Film Review: Alex Garland’s ‘Annihilation’ is a sci-fi mind-bender

Annihilation
Courtesy of Boxsetter

Sci-fi is the best film genre there is. You may feel differently, but for me, nothing comes close to what sci-fi can do in terms of scope, imagination or provocation. My favorite films from the past few years have all been sci-fi; “Blade Runner 2049” last year, “Arrival” the year before that, and even “The Force Awakens” the year before that. This year, I was very much looking forward to writer/director Alex Garland’s “Annihilation.” Garland helmed 2015’s critically acclaimed “Ex Machina,” a film that works on a small scale but presents broad implications about humanity and our relationship with technology, so I was curious to see what he would do with “Annihilation.” Even as I write this review, I’m still not entirely sure what I just saw.

“Annihilation” stars Natalie Portman as Lena, a biologist who embarks on a mission with a group of scientists into a mysterious, rapidly expanding area called “The Shimmer,” a place where inexplicable biological phenomena and rapid mutations have occurred. That’s an extremely vague synopsis, because I probably couldn’t describe the events that follow even if I wanted to.

Let’s start with the concrete things I can say about “Annihilation.” Visually, the film is stunning. Being inside the Shimmer is what I imagine being in a gigantic soap bubble is like. Everything is vibrant and colorful, and you can often catch glimpses of a rainbow-like “shimmer” in the lighting. This area is simultaneously nightmarish and dreamlike, offering a world that, for better or worse, you will not be able to tear their eyes away from. The performances are also great, especially Portman, who plays the character with calculated restraint that devolves into brokenness and damage. The film is largely from her perspective, but she also has a good supporting cast around her, particularly Gina Rodriguez, Tessa Thompson and Oscar Isaac as Lena’s husband Kane. These other characters have some semblance of an arc, but they definitely could have been fleshed out more.

Outside of that, I have a lot of conflicting thoughts about “Annihilation.” For the first two acts, the story is very enthralling; Garland sets up personal stakes for Lena wanting to venture into this world, and he lays out all these different breadcrumbs as she journeys farther and farther into the Shimmer. It’s the third act that is going to lose a lot of people, and to be honest, I’m still going back and forth as to whether it lost me.

Throughout the movie, I was always waiting for the other shoe to drop, like there was some big moment that would resolve everything. What “Annihilation” does is, instead of dropping a shoe, it drops a sandal. The resolution of Lena’s journey is unlike anything I was prepared for, and after the film ended, it left me wondering for the next few hours what I had watched. I found myself thinking back through the movie, searching in my brain if there were other points in the film that suggested an ending like that. I turned to the internet, reading the Wikipedia plot summary and watching other reviewers discuss the film to see what they thought. “Annihilation” created this curiosity within me to understand what had happened, one I haven’t been able to satisfy.
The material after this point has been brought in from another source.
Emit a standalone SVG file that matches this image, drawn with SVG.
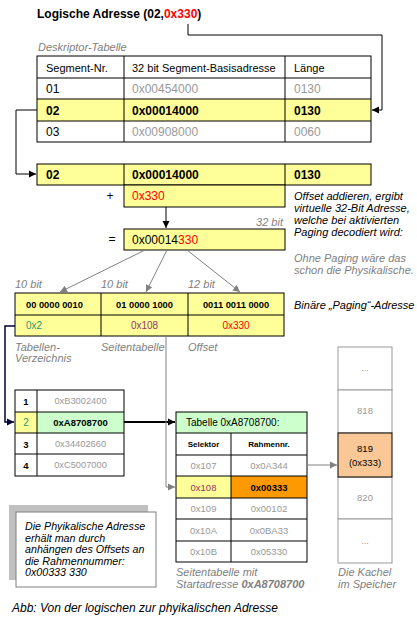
<svg xmlns="http://www.w3.org/2000/svg" width="417" height="623" viewBox="0 0 417 623">
<style>
text{font-family:"Liberation Sans",Arial,sans-serif;fill:#000}
.t12{font-size:12px}
.t11{font-size:11px}
.b{font-weight:bold}
.i{font-style:italic}
.g{fill:#999}
.gi{fill:#808080;font-style:italic;font-size:11px}
.red{fill:#f00}
.teal{fill:#2e9468}
.plum{fill:#993366}
.c{text-anchor:middle}
.cell{stroke:#000;stroke-width:1}
.yel{fill:#ffff99}
.wht{fill:#fff}
.grn{fill:#ccffcc}
.mem{fill:#fff;stroke:#999}
.ln{fill:none;stroke:#000;stroke-width:1}
.gl{fill:none;stroke:#808080;stroke-width:1}
</style>
<defs>
<marker id="ab" markerWidth="8" markerHeight="8" refX="7" refY="4" orient="auto" markerUnits="userSpaceOnUse"><path d="M0,0.5 L7,4 L0,7.5 z" fill="#000"/></marker>
<marker id="ag" markerWidth="8" markerHeight="8" refX="7" refY="4" orient="auto" markerUnits="userSpaceOnUse"><path d="M0,0.5 L7,4 L0,7.5 z" fill="#808080"/></marker>
<marker id="an" markerWidth="8" markerHeight="8" refX="7" refY="4" orient="auto" markerUnits="userSpaceOnUse"><path d="M0,0.5 L7,4 L0,7.5 z" fill="#000033"/></marker>
</defs>
<rect width="417" height="623" fill="#fff"/>

<g id="title">
<text x="37" y="18" class="t12 b">Logische Adresse (02,<tspan class="red">0x330</tspan>)</text>
</g>

<g id="deskriptor-tabelle">
<text x="38" y="51" class="gi">Deskriptor-Tabelle</text>
<rect x="37" y="99" width="334" height="22" class="yel"/>
<rect x="37" y="56" width="334" height="86" fill="none" class="cell"/>
<line x1="37" y1="78" x2="371" y2="78" class="cell"/>
<line x1="37" y1="99" x2="371" y2="99" class="cell"/>
<line x1="37" y1="121" x2="371" y2="121" class="cell"/>
<line x1="124" y1="56" x2="124" y2="142" class="cell"/>
<line x1="285" y1="56" x2="285" y2="142" class="cell"/>
<text x="46" y="71.5" class="t11">Segment-Nr.</text>
<text x="132" y="71.5" class="t11">32 bit Segment-Basisadresse</text>
<text x="294" y="71.5" class="t11">Länge</text>
<text x="46" y="93" class="t12">01</text>
<text x="132" y="93" class="t12 g">0x00454000</text>
<text x="294" y="93" class="t12 g">0130</text>
<text x="46" y="114.5" class="t12 b">02</text>
<text x="132" y="114.5" class="t12 b">0x00014000</text>
<text x="294" y="114.5" class="t12 b">0130</text>
<text x="46" y="136" class="t12">03</text>
<text x="132" y="136" class="t12 g">0x00908000</text>
<text x="294" y="136" class="t12 g">0060</text>
</g>

<g id="segment-zeile">
<rect x="37" y="164" width="334" height="21" class="yel cell"/>
<line x1="124" y1="164" x2="124" y2="185" class="cell"/>
<line x1="285" y1="164" x2="285" y2="185" class="cell"/>
<text x="46" y="179" class="t12 b">02</text>
<text x="132" y="179" class="t12 b">0x00014000</text>
<text x="294" y="179" class="t12 b">0130</text>
</g>

<g id="offset">
<rect x="124" y="185" width="161" height="22" class="yel cell"/>
<text x="132" y="200" class="t12 red">0x330</text>
<text x="110" y="200" class="t12 c">+</text>
</g>

<g id="virtuelle-adresse">
<text x="112" y="243" class="t12 c">=</text>
<rect x="124" y="229" width="161" height="21" class="yel cell"/>
<text x="132" y="244" class="t12">0x00014<tspan class="red">330</tspan></text>
<text x="283" y="226" class="gi" text-anchor="end">32 bit</text>
</g>

<g id="erklaerung">
<text x="294" y="200" class="t11 i">Offset addieren, ergibt</text>
<text x="294" y="212" class="t11 i">virtuelle 32-Bit Adresse,</text>
<text x="294" y="224" class="t11 i">welche bei aktivierten</text>
<text x="294" y="236" class="t11 i">Paging decodiert wird:</text>
<text x="294" y="262" class="gi">Ohne Paging wäre das</text>
<text x="294" y="274" class="gi">schon die Physikalische.</text>
</g>

<g id="paging-adresse">
<text x="15" y="288" class="gi">10 bit</text>
<text x="101" y="288" class="gi">10 bit</text>
<text x="188" y="288" class="gi">12 bit</text>
<rect x="15" y="293" width="269" height="43" class="yel cell"/>
<line x1="15" y1="315" x2="284" y2="315" class="cell"/>
<line x1="101" y1="293" x2="101" y2="336" class="cell"/>
<line x1="188" y1="293" x2="188" y2="336" class="cell"/>
<text x="26" y="307.5" class="b" font-size="9.3">00 0000 0010</text>
<text x="144.5" y="308" class="b c" font-size="9.3">01 0000 1000</text>
<text x="236" y="308" class="b c" font-size="9.3">0011 0011 0000</text>
<text x="26" y="329" class="teal" font-size="10">0x2</text>
<text x="144.5" y="329" class="plum c" font-size="10">0x108</text>
<text x="236" y="329" class="red c" font-size="10">0x330</text>
<text x="294" y="309" class="t11 i">Binäre „Paging“-Adresse</text>
<text x="15" y="351" class="gi">Tabellen-</text>
<text x="15" y="362" class="gi">Verzeichnis</text>
<text x="101" y="351" class="gi">Seitentabelle</text>
<text x="188" y="351" class="gi">Offset</text>
</g>

<g id="tabellen-verzeichnis">
<rect x="15" y="412" width="22" height="21" class="yel"/>
<rect x="37" y="412" width="87" height="21" class="grn"/>
<rect x="15" y="390" width="109" height="86" fill="none" class="cell"/>
<line x1="15" y1="412" x2="124" y2="412" class="cell"/>
<line x1="15" y1="433" x2="124" y2="433" class="cell"/>
<line x1="15" y1="454" x2="124" y2="454" class="cell"/>
<line x1="37" y1="390" x2="37" y2="476" class="cell"/>
<text x="26" y="405" class="b c" font-size="9.5">1</text>
<text x="26" y="426" class="teal c" font-size="10">2</text>
<text x="26" y="447.5" class="b c" font-size="9.5">3</text>
<text x="26" y="469" class="b c" font-size="9.5">4</text>
<text x="80.5" y="404" class="g c" font-size="9.3">0xB3002400</text>
<text x="80.5" y="426" class="b c" font-size="9.5">0xA8708700</text>
<text x="80.5" y="447" class="g c" font-size="9.3">0x34402660</text>
<text x="80.5" y="468" class="g c" font-size="9.3">0xC5007000</text>
</g>

<g id="seitentabelle">
<rect x="176" y="412" width="131" height="21" class="grn"/>
<rect x="176" y="476" width="55" height="22" class="yel"/>
<rect x="231" y="476" width="76" height="22" fill="#ff9900"/>
<rect x="176" y="412" width="131" height="150" fill="none" class="cell"/>
<line x1="176" y1="433" x2="307" y2="433" class="cell"/>
<line x1="176" y1="455" x2="307" y2="455" class="cell"/>
<line x1="176" y1="476" x2="307" y2="476" class="cell"/>
<line x1="176" y1="498" x2="307" y2="498" class="cell"/>
<line x1="176" y1="519" x2="307" y2="519" class="cell"/>
<line x1="176" y1="541" x2="307" y2="541" class="cell"/>
<line x1="231" y1="433" x2="231" y2="562" class="cell"/>
<text x="186" y="426" font-size="10">Tabelle 0xA8708700:</text>
<text x="203.5" y="447" class="b c" font-size="8">Selektor</text>
<text x="269" y="447" class="b c" font-size="8">Rahmennr.</text>
<text x="203.5" y="469" class="g c" font-size="9.5">0x107</text>
<text x="269" y="469" class="g c" font-size="9.5">0x0A344</text>
<text x="203.5" y="490.5" class="plum c" font-size="9.5">0x108</text>
<text x="269" y="490.5" class="b c" font-size="9.5">0x00333</text>
<text x="203.5" y="512" class="g c" font-size="9.5">0x109</text>
<text x="269" y="512" class="g c" font-size="9.5">0x00102</text>
<text x="203.5" y="533.5" class="g c" font-size="9.5">0x10A</text>
<text x="269" y="533.5" class="g c" font-size="9.5">0x0BA33</text>
<text x="203.5" y="555" class="g c" font-size="9.5">0x10B</text>
<text x="269" y="555" class="g c" font-size="9.5">0x05330</text>
<text x="176" y="576" class="gi">Seitentabelle mit</text>
<text x="176" y="588" class="gi">Startadresse <tspan font-weight="bold">0xA8708700</tspan></text>
</g>

<g id="speicher">
<rect x="338" y="347" width="54" height="43" class="mem"/>
<rect x="338" y="390" width="54" height="43" class="mem"/>
<rect x="338" y="477" width="54" height="42" class="mem"/>
<rect x="338" y="519" width="54" height="44" class="mem"/>
<rect x="338" y="433" width="54" height="44" fill="#fac896" stroke="#000"/>
<text x="365" y="371" class="g c" font-size="9">...</text>
<text x="365" y="414" class="g c" font-size="9.5">818</text>
<text x="365" y="452" class="c" font-size="9.5">819</text>
<text x="365" y="466" class="c" font-size="9.5">(0x333)</text>
<text x="365" y="501" class="g c" font-size="9.5">820</text>
<text x="365" y="544" class="g c" font-size="9">...</text>
<text x="338" y="576" class="gi">Die Kachel</text>
<text x="338" y="588" class="gi">im Speicher</text>
</g>

<g id="hinweis">
<rect x="9" y="505" width="139" height="75" fill="#c0c0c0"/>
<rect x="16" y="512" width="140" height="75" fill="#fff" stroke="#808080"/>
<text x="25" y="530" class="i" font-size="10.7">Die Phyikalische Adresse</text>
<text x="25" y="541.5" class="i" font-size="10.7">erhält man durch</text>
<text x="25" y="553" class="i" font-size="10.7">anhängen des Offsets an</text>
<text x="25" y="564.5" class="i" font-size="10.7">die Rahmennummer:</text>
<text x="25" y="576" class="i" font-size="10.7">0x00333 330</text>
</g>

<g id="caption">
<text x="12" y="612" class="t12 i">Abb: Von der logischen zur phyikalischen Adresse</text>
</g>

<g id="connectors">
<polyline points="188,24 188,35 382,35 382,110 372,110" class="ln" marker-end="url(#ab)"/>
<polyline points="37,110 16,110 16,174 36,174" class="ln" marker-end="url(#ab)"/>
<line x1="166" y1="207" x2="166" y2="228" class="ln" marker-end="url(#ab)"/>
<line x1="145" y1="250" x2="60" y2="292" class="gl" marker-end="url(#ag)"/>
<line x1="167" y1="250" x2="146" y2="292" class="gl" marker-end="url(#ag)"/>
<line x1="187" y1="250" x2="240" y2="292" class="gl" marker-end="url(#ag)"/>
<polyline points="15,326 5,326 5,422 14,422" fill="none" stroke="#000033" stroke-width="1.5" marker-end="url(#an)"/>
<line x1="124" y1="422" x2="175" y2="422" stroke="#000" stroke-width="2" marker-end="url(#ab)"/>
<polyline points="166,336 166,487 175,487" class="gl" marker-end="url(#ag)"/>
<line x1="307" y1="465" x2="337" y2="465" class="gl" marker-end="url(#ag)"/>
</g>
</svg>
The thing I watched that resonated the most was a (non-spoiler) interview with Alex Garland, in which he discussed the process behind making “Annihilation.” He said the thesis of it was the idea that all humans are self-destructive. This certainly makes sense, because the characters do overtly discuss the idea of self-destruction, but Garland also talked about how that self-destruction was meaningless. This struck me as odd, because don’t we all have at least some motivated reasoning behind why we do the things that we do? After he mentioned this though, I began to think back on the film, specifically Lena’s actions and her relationship with her husband, and how the Shimmer is, in some ways, a manifestation of these self-destructive struggles. There’s a lot of depth to be pulled from concepts like this, and I think Garland leaves this film intentionally open-ended because perhaps the nature of these events are meaningless and random — not unlike biological evolution itself.

“Annihilation” is definitely not a film for everyone. It leaves a lot of questions unanswered, and its conclusion is not entirely satisfying. That being said, I like when a film makes me think, and “Annihilation” certainly has that going for it. This will be a sci-fi film that people debate about for years to come, and I think for that reason alone, it’s worth taking a look at.